» **What the task asks**: With the images removed, repeat the data below exactly.

» **Information provided**:
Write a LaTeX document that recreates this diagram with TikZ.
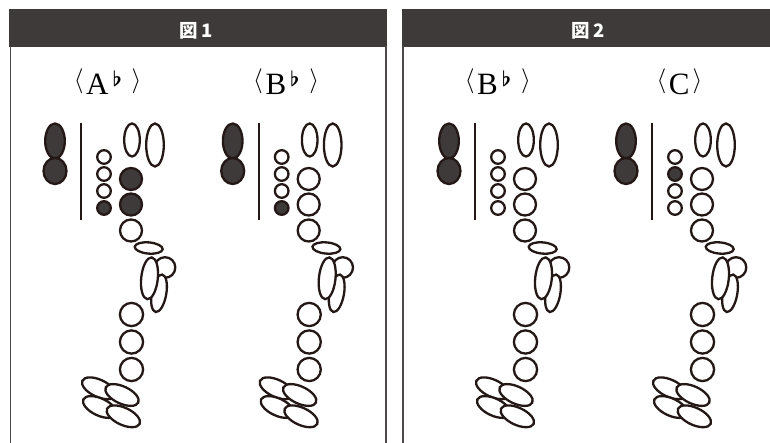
\documentclass[tikz,border=0pt]{standalone}
\usepackage{fontspec}
\newfontfamily\jpfont{Noto Sans CJK JP}
\newfontfamily\serifletters{Liberation Serif}
\definecolor{hdr}{HTML}{3E3A39}
\definecolor{keyfill}{HTML}{3E3A39}
\definecolor{keystroke}{HTML}{231815}
\definecolor{framecol}{HTML}{4D4948}
\tikzset{
  keyline/.style={draw=keystroke, line width=2.3pt},
  open/.style={keyline, fill=white},
  closed/.style={keyline, fill=keyfill},
  rod/.style={draw=keystroke, line width=2.3pt},
  headtext/.style={text=white, font=\jpfont\bfseries\fontsize{18.5}{18.5}\selectfont, inner sep=0pt},
  notelabel/.style={inner sep=0pt, text=black, font=\normalsize},
  panelline/.style={draw=framecol, line width=1.6pt}
}
\newcommand{\lbr}{\scalebox{2.5}{$\langle$}}
\newcommand{\rbr}{\scalebox{2.5}{$\rangle$}}
\newcommand{\flatpart}{\hspace{4pt}\makebox[8pt][l]{\raisebox{7.5pt}{\scalebox{2.1}{\boldmath$\flat$}}}\hspace{11pt}}
\newcommand{\notetext}[2]{\makebox[9pt][c]{\raisebox{6.3pt}{\lbr}}\hspace{3pt}{\serifletters\fontsize{31}{31}\selectfont #1}#2\makebox[10pt][c]{\raisebox{6.3pt}{\rbr}}}
\newcommand{\fingering}[8]{%
\begin{scope}[xshift=#1pt]
 \draw[closed] (55,141) ellipse [x radius=9.8, y radius=17.5];
 \draw[closed] (55,171) ellipse [x radius=11.5, y radius=13];
 \draw[rod] (81,123) -- (81,220);
 \draw[#2] (104,157) circle [radius=6.8];
 \draw[#3] (104,174) circle [radius=6.8];
 \draw[#4] (104,191) circle [radius=6.8];
 \draw[#5] (104,208) circle [radius=6.8];
 \draw[open] (132,140) ellipse [x radius=7.8, y radius=16.5];
 \draw[open] (155,145) ellipse [x radius=8.8, y radius=21.5];
 \draw[#6] (131,179) circle [radius=11];
 \draw[#7] (131,204.5) circle [radius=11];
 \draw[#8] (131,230.5) circle [radius=11];
 \draw[open, rotate around={-5:(148.7,248)}] (148.7,248) ellipse [x radius=14, y radius=5.6];
 \draw[open] (165,267.5) circle [radius=10.3];
 \draw[open, rotate around={-10:(159,293.3)}] (159,293.3) ellipse [x radius=7.3, y radius=19];
 \draw[open, rotate around={-6:(149.5,278.3)}] (149.5,278.3) ellipse [x radius=8.3, y radius=21];
 \draw[open] (131.5,314.5) circle [radius=11.6];
 \draw[open] (131.5,342) circle [radius=11.6];
 \draw[open] (131.5,369.5) circle [radius=11.6];
 \draw[open, rotate around={-25:(98.7,388.3)}] (98.7,388.3) ellipse [x radius=18, y radius=8.6];
 \draw[open, rotate around={-25:(99.7,407)}] (99.7,407) ellipse [x radius=18, y radius=8.6];
 \draw[open, rotate around={-25:(122,395)}] (122,395) ellipse [x radius=18, y radius=8.6];
 \draw[open, rotate around={-25:(123.3,416.3)}] (123.3,416.3) ellipse [x radius=18, y radius=8.6];
\end{scope}}
\begin{document}
\begin{tikzpicture}[x=1pt, y=-1pt]
\useasboundingbox (0,0) rectangle (770,443);
% panel 1
\fill[hdr] (9,9) rectangle (387,46.7);
\draw[panelline] (10.3,46) -- (10.3,443);
\draw[panelline] (386,46) -- (386,443);
\node[headtext] (h1) at (196,31) {図 1};
% panel 2
\fill[hdr] (402,9) rectangle (770,46.7);
\draw[panelline] (403,46) -- (403,443);
\node[headtext] (h2) at (588,31) {図 2};
% labels
\node[notelabel, anchor=base west] (n1) at (74,94.3) {\notetext{A}{\flatpart}};
\node[notelabel, anchor=base west] (n2) at (253.3,94.3) {\notetext{B}{\flatpart}};
\node[notelabel, anchor=base west] (n3) at (465,94.3) {\notetext{B}{\flatpart}};
\node[notelabel, anchor=base west] (n4) at (656.7,94.3) {\notetext{C}{\hspace{3pt}}};
% fingering charts
\fingering{0}{open}{open}{open}{closed}{closed}{closed}{open}
\fingering{177.7}{open}{open}{open}{closed}{open}{open}{open}
\fingering{394}{open}{open}{open}{open}{open}{open}{open}
\fingering{571}{open}{closed}{open}{open}{open}{open}{open}
\end{tikzpicture}
\end{document}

» **Result of the exercise**:
Write a LaTeX document that recreates this diagram with TikZ.
\documentclass[tikz,border=0pt]{standalone}
\usepackage{fontspec}
\newfontfamily\jpfont{Noto Sans CJK JP}
\newfontfamily\serifletters{Liberation Serif}
\definecolor{hdr}{HTML}{3E3A39}
\definecolor{keyfill}{HTML}{3E3A39}
\definecolor{keystroke}{HTML}{231815}
\definecolor{framecol}{HTML}{4D4948}
\tikzset{
  keyline/.style={draw=keystroke, line width=2.3pt},
  open/.style={keyline, fill=white},
  closed/.style={keyline, fill=keyfill},
  rod/.style={draw=keystroke, line width=2.3pt},
  headtext/.style={text=white, font=\jpfont\bfseries\fontsize{18.5}{18.5}\selectfont, inner sep=0pt},
  notelabel/.style={inner sep=0pt, text=black, font=\normalsize},
  panelline/.style={draw=framecol, line width=1.6pt}
}
\newcommand{\lbr}{\scalebox{2.5}{$\langle$}}
\newcommand{\rbr}{\scalebox{2.5}{$\rangle$}}
\newcommand{\flatpart}{\hspace{4pt}\makebox[8pt][l]{\raisebox{7.5pt}{\scalebox{2.1}{\boldmath$\flat$}}}\hspace{11pt}}
\newcommand{\notetext}[2]{\makebox[9pt][c]{\raisebox{6.3pt}{\lbr}}\hspace{3pt}{\serifletters\fontsize{31}{31}\selectfont #1}#2\makebox[10pt][c]{\raisebox{6.3pt}{\rbr}}}
\newcommand{\fingering}[8]{%
\begin{scope}[xshift=#1pt]
 \draw[closed] (55,141) ellipse [x radius=9.8, y radius=17.5];
 \draw[closed] (55,171) ellipse [x radius=11.5, y radius=13];
 \draw[rod] (81,123) -- (81,220);
 \draw[#2] (104,157) circle [radius=6.8];
 \draw[#3] (104,174) circle [radius=6.8];
 \draw[#4] (104,191) circle [radius=6.8];
 \draw[#5] (104,208) circle [radius=6.8];
 \draw[open] (132,140) ellipse [x radius=7.8, y radius=16.5];
 \draw[open] (155,145) ellipse [x radius=8.8, y radius=21.5];
 \draw[#6] (131,179) circle [radius=11];
 \draw[#7] (131,204.5) circle [radius=11];
 \draw[#8] (131,230.5) circle [radius=11];
 \draw[open, rotate around={-5:(148.7,248)}] (148.7,248) ellipse [x radius=14, y radius=5.6];
 \draw[open] (165,267.5) circle [radius=10.3];
 \draw[open, rotate around={-10:(159,293.3)}] (159,293.3) ellipse [x radius=7.3, y radius=19];
 \draw[open, rotate around={-6:(149.5,278.3)}] (149.5,278.3) ellipse [x radius=8.3, y radius=21];
 \draw[open] (131.5,314.5) circle [radius=11.6];
 \draw[open] (131.5,342) circle [radius=11.6];
 \draw[open] (131.5,369.5) circle [radius=11.6];
 \draw[open, rotate around={-25:(98.7,388.3)}] (98.7,388.3) ellipse [x radius=18, y radius=8.6];
 \draw[open, rotate around={-25:(99.7,407)}] (99.7,407) ellipse [x radius=18, y radius=8.6];
 \draw[open, rotate around={-25:(122,395)}] (122,395) ellipse [x radius=18, y radius=8.6];
 \draw[open, rotate around={-25:(123.3,416.3)}] (123.3,416.3) ellipse [x radius=18, y radius=8.6];
\end{scope}}
\begin{document}
\begin{tikzpicture}[x=1pt, y=-1pt]
\useasboundingbox (0,0) rectangle (770,443);
% panel 1
\fill[hdr] (9,9) rectangle (387,46.7);
\draw[panelline] (10.3,46) -- (10.3,443);
\draw[panelline] (386,46) -- (386,443);
\node[headtext] (h1) at (196,31) {図 1};
% panel 2
\fill[hdr] (402,9) rectangle (770,46.7);
\draw[panelline] (403,46) -- (403,443);
\node[headtext] (h2) at (588,31) {図 2};
% labels
\node[notelabel, anchor=base west] (n1) at (74,94.3) {\notetext{A}{\flatpart}};
\node[notelabel, anchor=base west] (n2) at (253.3,94.3) {\notetext{B}{\flatpart}};
\node[notelabel, anchor=base west] (n3) at (465,94.3) {\notetext{B}{\flatpart}};
\node[notelabel, anchor=base west] (n4) at (656.7,94.3) {\notetext{C}{\hspace{3pt}}};
% fingering charts
\fingering{0}{open}{open}{open}{closed}{closed}{closed}{open}
\fingering{177.7}{open}{open}{open}{closed}{open}{open}{open}
\fingering{394}{open}{open}{open}{open}{open}{open}{open}
\fingering{571}{open}{closed}{open}{open}{open}{open}{open}
\end{tikzpicture}
\end{document}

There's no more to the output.